* **Exercise brief**: Do not include the pictures; repeat the rest of the data exactly.

* **Supplied data**:
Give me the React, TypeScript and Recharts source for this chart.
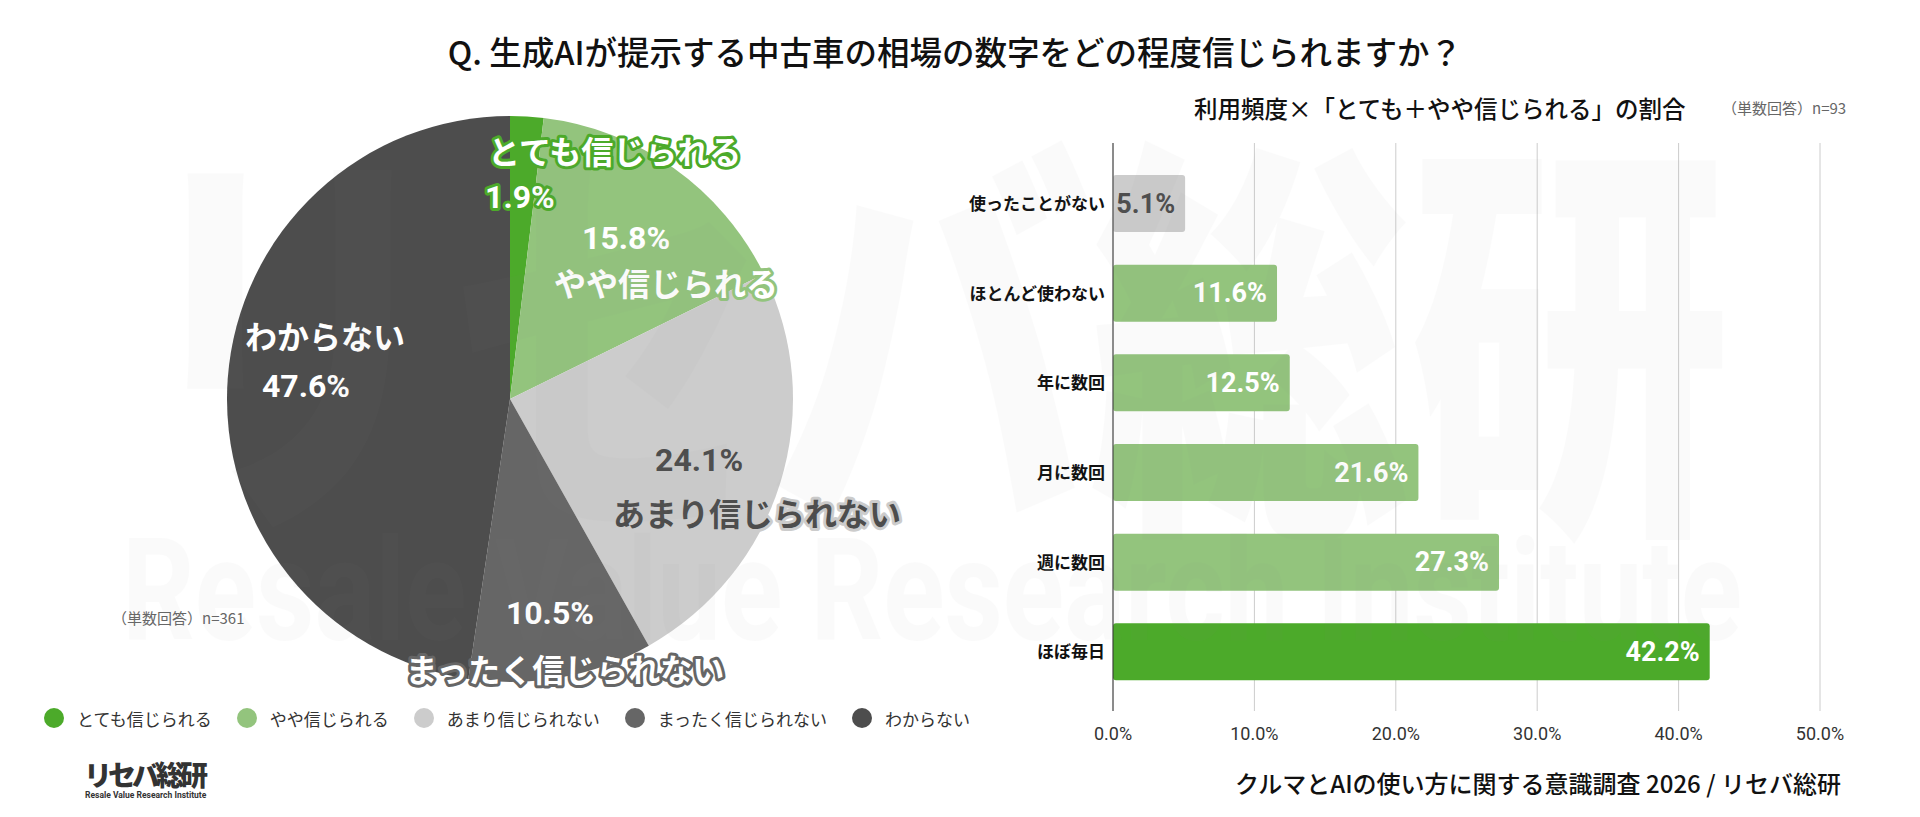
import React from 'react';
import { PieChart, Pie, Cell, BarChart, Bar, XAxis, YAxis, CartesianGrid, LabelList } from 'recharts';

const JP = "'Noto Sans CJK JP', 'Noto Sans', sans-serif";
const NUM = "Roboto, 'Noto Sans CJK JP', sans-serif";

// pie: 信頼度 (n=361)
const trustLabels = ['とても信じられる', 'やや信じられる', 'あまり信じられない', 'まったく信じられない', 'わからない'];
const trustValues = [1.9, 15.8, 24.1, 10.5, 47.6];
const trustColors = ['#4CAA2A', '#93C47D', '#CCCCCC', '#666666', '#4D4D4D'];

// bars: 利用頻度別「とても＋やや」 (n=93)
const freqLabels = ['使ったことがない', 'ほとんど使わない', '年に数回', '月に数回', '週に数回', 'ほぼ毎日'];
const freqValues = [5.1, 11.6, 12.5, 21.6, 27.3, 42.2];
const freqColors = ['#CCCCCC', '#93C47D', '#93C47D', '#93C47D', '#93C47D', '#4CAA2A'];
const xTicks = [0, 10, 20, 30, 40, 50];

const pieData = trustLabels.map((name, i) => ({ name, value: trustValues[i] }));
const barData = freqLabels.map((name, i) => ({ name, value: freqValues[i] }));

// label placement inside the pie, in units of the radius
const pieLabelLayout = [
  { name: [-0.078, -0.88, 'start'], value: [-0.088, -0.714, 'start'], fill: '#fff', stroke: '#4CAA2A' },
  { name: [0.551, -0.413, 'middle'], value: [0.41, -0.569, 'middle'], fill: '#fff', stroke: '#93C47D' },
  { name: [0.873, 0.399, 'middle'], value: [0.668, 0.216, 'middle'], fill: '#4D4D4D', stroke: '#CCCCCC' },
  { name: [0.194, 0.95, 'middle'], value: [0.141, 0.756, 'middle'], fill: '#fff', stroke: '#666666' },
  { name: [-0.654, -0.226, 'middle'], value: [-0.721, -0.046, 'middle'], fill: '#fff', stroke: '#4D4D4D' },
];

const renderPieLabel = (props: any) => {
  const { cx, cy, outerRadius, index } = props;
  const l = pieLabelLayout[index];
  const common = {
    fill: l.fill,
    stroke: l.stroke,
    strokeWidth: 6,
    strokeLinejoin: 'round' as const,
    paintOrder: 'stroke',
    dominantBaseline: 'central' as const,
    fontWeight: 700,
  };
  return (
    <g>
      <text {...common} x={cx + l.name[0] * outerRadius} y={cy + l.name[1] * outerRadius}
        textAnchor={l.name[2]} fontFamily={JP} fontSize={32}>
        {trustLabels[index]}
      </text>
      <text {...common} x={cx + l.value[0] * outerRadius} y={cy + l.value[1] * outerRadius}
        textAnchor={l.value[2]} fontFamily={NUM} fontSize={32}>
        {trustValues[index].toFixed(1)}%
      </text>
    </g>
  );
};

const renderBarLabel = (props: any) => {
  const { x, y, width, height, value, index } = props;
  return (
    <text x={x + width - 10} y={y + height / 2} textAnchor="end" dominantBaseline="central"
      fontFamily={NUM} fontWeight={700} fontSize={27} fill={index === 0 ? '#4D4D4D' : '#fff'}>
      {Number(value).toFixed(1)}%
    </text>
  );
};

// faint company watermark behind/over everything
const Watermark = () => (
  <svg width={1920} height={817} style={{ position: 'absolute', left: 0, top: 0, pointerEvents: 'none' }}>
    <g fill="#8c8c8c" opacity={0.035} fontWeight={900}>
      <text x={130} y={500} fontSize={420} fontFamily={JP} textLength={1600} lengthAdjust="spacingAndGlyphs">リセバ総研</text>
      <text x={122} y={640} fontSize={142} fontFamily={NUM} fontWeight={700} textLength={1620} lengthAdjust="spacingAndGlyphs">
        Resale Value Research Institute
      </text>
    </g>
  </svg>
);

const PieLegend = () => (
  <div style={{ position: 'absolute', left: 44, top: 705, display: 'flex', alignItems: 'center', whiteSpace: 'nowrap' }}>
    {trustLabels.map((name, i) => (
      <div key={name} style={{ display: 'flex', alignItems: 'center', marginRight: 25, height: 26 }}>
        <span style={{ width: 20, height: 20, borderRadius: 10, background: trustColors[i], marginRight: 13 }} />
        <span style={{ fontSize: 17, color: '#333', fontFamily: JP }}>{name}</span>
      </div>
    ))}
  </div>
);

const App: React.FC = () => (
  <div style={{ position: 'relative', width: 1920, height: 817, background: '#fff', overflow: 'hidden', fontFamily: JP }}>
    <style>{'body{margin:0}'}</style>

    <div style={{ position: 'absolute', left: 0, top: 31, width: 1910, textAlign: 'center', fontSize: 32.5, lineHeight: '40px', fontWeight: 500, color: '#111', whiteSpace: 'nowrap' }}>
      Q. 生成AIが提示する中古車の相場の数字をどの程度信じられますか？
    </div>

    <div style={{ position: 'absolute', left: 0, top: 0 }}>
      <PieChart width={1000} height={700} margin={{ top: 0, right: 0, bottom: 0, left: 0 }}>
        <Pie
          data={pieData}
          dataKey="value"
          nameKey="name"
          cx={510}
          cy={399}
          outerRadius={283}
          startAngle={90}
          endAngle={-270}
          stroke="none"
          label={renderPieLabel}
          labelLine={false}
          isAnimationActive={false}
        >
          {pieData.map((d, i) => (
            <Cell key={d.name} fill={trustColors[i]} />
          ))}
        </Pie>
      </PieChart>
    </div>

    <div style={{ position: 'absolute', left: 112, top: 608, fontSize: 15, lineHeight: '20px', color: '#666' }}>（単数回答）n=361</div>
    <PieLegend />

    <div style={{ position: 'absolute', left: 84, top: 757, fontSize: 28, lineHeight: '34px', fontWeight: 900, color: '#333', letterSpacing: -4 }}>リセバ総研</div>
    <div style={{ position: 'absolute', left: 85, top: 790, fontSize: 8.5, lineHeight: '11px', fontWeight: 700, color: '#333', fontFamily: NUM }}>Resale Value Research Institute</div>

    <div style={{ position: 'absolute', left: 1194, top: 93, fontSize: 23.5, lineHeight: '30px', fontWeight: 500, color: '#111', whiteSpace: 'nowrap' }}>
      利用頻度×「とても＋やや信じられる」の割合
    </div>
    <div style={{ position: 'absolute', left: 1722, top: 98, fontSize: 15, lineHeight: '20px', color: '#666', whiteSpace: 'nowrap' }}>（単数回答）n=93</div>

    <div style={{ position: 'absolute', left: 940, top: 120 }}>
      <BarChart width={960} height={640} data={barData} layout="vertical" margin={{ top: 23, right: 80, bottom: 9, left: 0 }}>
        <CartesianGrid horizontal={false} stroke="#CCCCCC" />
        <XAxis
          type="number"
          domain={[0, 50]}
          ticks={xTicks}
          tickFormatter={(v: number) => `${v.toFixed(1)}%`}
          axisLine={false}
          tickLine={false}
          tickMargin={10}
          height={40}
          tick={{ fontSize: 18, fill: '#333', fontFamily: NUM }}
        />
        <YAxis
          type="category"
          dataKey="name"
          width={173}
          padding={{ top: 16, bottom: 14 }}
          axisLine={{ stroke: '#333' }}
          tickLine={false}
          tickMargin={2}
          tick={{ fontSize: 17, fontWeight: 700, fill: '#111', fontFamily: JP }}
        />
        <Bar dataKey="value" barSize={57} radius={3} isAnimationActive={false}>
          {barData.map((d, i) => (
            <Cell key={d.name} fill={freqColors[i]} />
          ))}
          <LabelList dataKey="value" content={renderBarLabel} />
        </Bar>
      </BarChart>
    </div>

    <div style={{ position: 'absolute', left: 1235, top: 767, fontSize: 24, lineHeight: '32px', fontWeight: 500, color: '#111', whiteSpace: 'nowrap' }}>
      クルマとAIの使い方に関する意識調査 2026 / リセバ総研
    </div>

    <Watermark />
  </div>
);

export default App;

* **Answer to this exercise**:
Give me the React, TypeScript and Recharts source for this chart.
import React from 'react';
import { PieChart, Pie, Cell, BarChart, Bar, XAxis, YAxis, CartesianGrid, LabelList } from 'recharts';

const JP = "'Noto Sans CJK JP', 'Noto Sans', sans-serif";
const NUM = "Roboto, 'Noto Sans CJK JP', sans-serif";

// pie: 信頼度 (n=361)
const trustLabels = ['とても信じられる', 'やや信じられる', 'あまり信じられない', 'まったく信じられない', 'わからない'];
const trustValues = [1.9, 15.8, 24.1, 10.5, 47.6];
const trustColors = ['#4CAA2A', '#93C47D', '#CCCCCC', '#666666', '#4D4D4D'];

// bars: 利用頻度別「とても＋やや」 (n=93)
const freqLabels = ['使ったことがない', 'ほとんど使わない', '年に数回', '月に数回', '週に数回', 'ほぼ毎日'];
const freqValues = [5.1, 11.6, 12.5, 21.6, 27.3, 42.2];
const freqColors = ['#CCCCCC', '#93C47D', '#93C47D', '#93C47D', '#93C47D', '#4CAA2A'];
const xTicks = [0, 10, 20, 30, 40, 50];

const pieData = trustLabels.map((name, i) => ({ name, value: trustValues[i] }));
const barData = freqLabels.map((name, i) => ({ name, value: freqValues[i] }));

// label placement inside the pie, in units of the radius
const pieLabelLayout = [
  { name: [-0.078, -0.88, 'start'], value: [-0.088, -0.714, 'start'], fill: '#fff', stroke: '#4CAA2A' },
  { name: [0.551, -0.413, 'middle'], value: [0.41, -0.569, 'middle'], fill: '#fff', stroke: '#93C47D' },
  { name: [0.873, 0.399, 'middle'], value: [0.668, 0.216, 'middle'], fill: '#4D4D4D', stroke: '#CCCCCC' },
  { name: [0.194, 0.95, 'middle'], value: [0.141, 0.756, 'middle'], fill: '#fff', stroke: '#666666' },
  { name: [-0.654, -0.226, 'middle'], value: [-0.721, -0.046, 'middle'], fill: '#fff', stroke: '#4D4D4D' },
];

const renderPieLabel = (props: any) => {
  const { cx, cy, outerRadius, index } = props;
  const l = pieLabelLayout[index];
  const common = {
    fill: l.fill,
    stroke: l.stroke,
    strokeWidth: 6,
    strokeLinejoin: 'round' as const,
    paintOrder: 'stroke',
    dominantBaseline: 'central' as const,
    fontWeight: 700,
  };
  return (
    <g>
      <text {...common} x={cx + l.name[0] * outerRadius} y={cy + l.name[1] * outerRadius}
        textAnchor={l.name[2]} fontFamily={JP} fontSize={32}>
        {trustLabels[index]}
      </text>
      <text {...common} x={cx + l.value[0] * outerRadius} y={cy + l.value[1] * outerRadius}
        textAnchor={l.value[2]} fontFamily={NUM} fontSize={32}>
        {trustValues[index].toFixed(1)}%
      </text>
    </g>
  );
};

const renderBarLabel = (props: any) => {
  const { x, y, width, height, value, index } = props;
  return (
    <text x={x + width - 10} y={y + height / 2} textAnchor="end" dominantBaseline="central"
      fontFamily={NUM} fontWeight={700} fontSize={27} fill={index === 0 ? '#4D4D4D' : '#fff'}>
      {Number(value).toFixed(1)}%
    </text>
  );
};

// faint company watermark behind/over everything
const Watermark = () => (
  <svg width={1920} height={817} style={{ position: 'absolute', left: 0, top: 0, pointerEvents: 'none' }}>
    <g fill="#8c8c8c" opacity={0.035} fontWeight={900}>
      <text x={130} y={500} fontSize={420} fontFamily={JP} textLength={1600} lengthAdjust="spacingAndGlyphs">リセバ総研</text>
      <text x={122} y={640} fontSize={142} fontFamily={NUM} fontWeight={700} textLength={1620} lengthAdjust="spacingAndGlyphs">
        Resale Value Research Institute
      </text>
    </g>
  </svg>
);

const PieLegend = () => (
  <div style={{ position: 'absolute', left: 44, top: 705, display: 'flex', alignItems: 'center', whiteSpace: 'nowrap' }}>
    {trustLabels.map((name, i) => (
      <div key={name} style={{ display: 'flex', alignItems: 'center', marginRight: 25, height: 26 }}>
        <span style={{ width: 20, height: 20, borderRadius: 10, background: trustColors[i], marginRight: 13 }} />
        <span style={{ fontSize: 17, color: '#333', fontFamily: JP }}>{name}</span>
      </div>
    ))}
  </div>
);

const App: React.FC = () => (
  <div style={{ position: 'relative', width: 1920, height: 817, background: '#fff', overflow: 'hidden', fontFamily: JP }}>
    <style>{'body{margin:0}'}</style>

    <div style={{ position: 'absolute', left: 0, top: 31, width: 1910, textAlign: 'center', fontSize: 32.5, lineHeight: '40px', fontWeight: 500, color: '#111', whiteSpace: 'nowrap' }}>
      Q. 生成AIが提示する中古車の相場の数字をどの程度信じられますか？
    </div>

    <div style={{ position: 'absolute', left: 0, top: 0 }}>
      <PieChart width={1000} height={700} margin={{ top: 0, right: 0, bottom: 0, left: 0 }}>
        <Pie
          data={pieData}
          dataKey="value"
          nameKey="name"
          cx={510}
          cy={399}
          outerRadius={283}
          startAngle={90}
          endAngle={-270}
          stroke="none"
          label={renderPieLabel}
          labelLine={false}
          isAnimationActive={false}
        >
          {pieData.map((d, i) => (
            <Cell key={d.name} fill={trustColors[i]} />
          ))}
        </Pie>
      </PieChart>
    </div>

    <div style={{ position: 'absolute', left: 112, top: 608, fontSize: 15, lineHeight: '20px', color: '#666' }}>（単数回答）n=361</div>
    <PieLegend />

    <div style={{ position: 'absolute', left: 84, top: 757, fontSize: 28, lineHeight: '34px', fontWeight: 900, color: '#333', letterSpacing: -4 }}>リセバ総研</div>
    <div style={{ position: 'absolute', left: 85, top: 790, fontSize: 8.5, lineHeight: '11px', fontWeight: 700, color: '#333', fontFamily: NUM }}>Resale Value Research Institute</div>

    <div style={{ position: 'absolute', left: 1194, top: 93, fontSize: 23.5, lineHeight: '30px', fontWeight: 500, color: '#111', whiteSpace: 'nowrap' }}>
      利用頻度×「とても＋やや信じられる」の割合
    </div>
    <div style={{ position: 'absolute', left: 1722, top: 98, fontSize: 15, lineHeight: '20px', color: '#666', whiteSpace: 'nowrap' }}>（単数回答）n=93</div>

    <div style={{ position: 'absolute', left: 940, top: 120 }}>
      <BarChart width={960} height={640} data={barData} layout="vertical" margin={{ top: 23, right: 80, bottom: 9, left: 0 }}>
        <CartesianGrid horizontal={false} stroke="#CCCCCC" />
        <XAxis
          type="number"
          domain={[0, 50]}
          ticks={xTicks}
          tickFormatter={(v: number) => `${v.toFixed(1)}%`}
          axisLine={false}
          tickLine={false}
          tickMargin={10}
          height={40}
          tick={{ fontSize: 18, fill: '#333', fontFamily: NUM }}
        />
        <YAxis
          type="category"
          dataKey="name"
          width={173}
          padding={{ top: 16, bottom: 14 }}
          axisLine={{ stroke: '#333' }}
          tickLine={false}
          tickMargin={2}
          tick={{ fontSize: 17, fontWeight: 700, fill: '#111', fontFamily: JP }}
        />
        <Bar dataKey="value" barSize={57} radius={3} isAnimationActive={false}>
          {barData.map((d, i) => (
            <Cell key={d.name} fill={freqColors[i]} />
          ))}
          <LabelList dataKey="value" content={renderBarLabel} />
        </Bar>
      </BarChart>
    </div>

    <div style={{ position: 'absolute', left: 1235, top: 767, fontSize: 24, lineHeight: '32px', fontWeight: 500, color: '#111', whiteSpace: 'nowrap' }}>
      クルマとAIの使い方に関する意識調査 2026 / リセバ総研
    </div>

    <Watermark />
  </div>
);

export default App;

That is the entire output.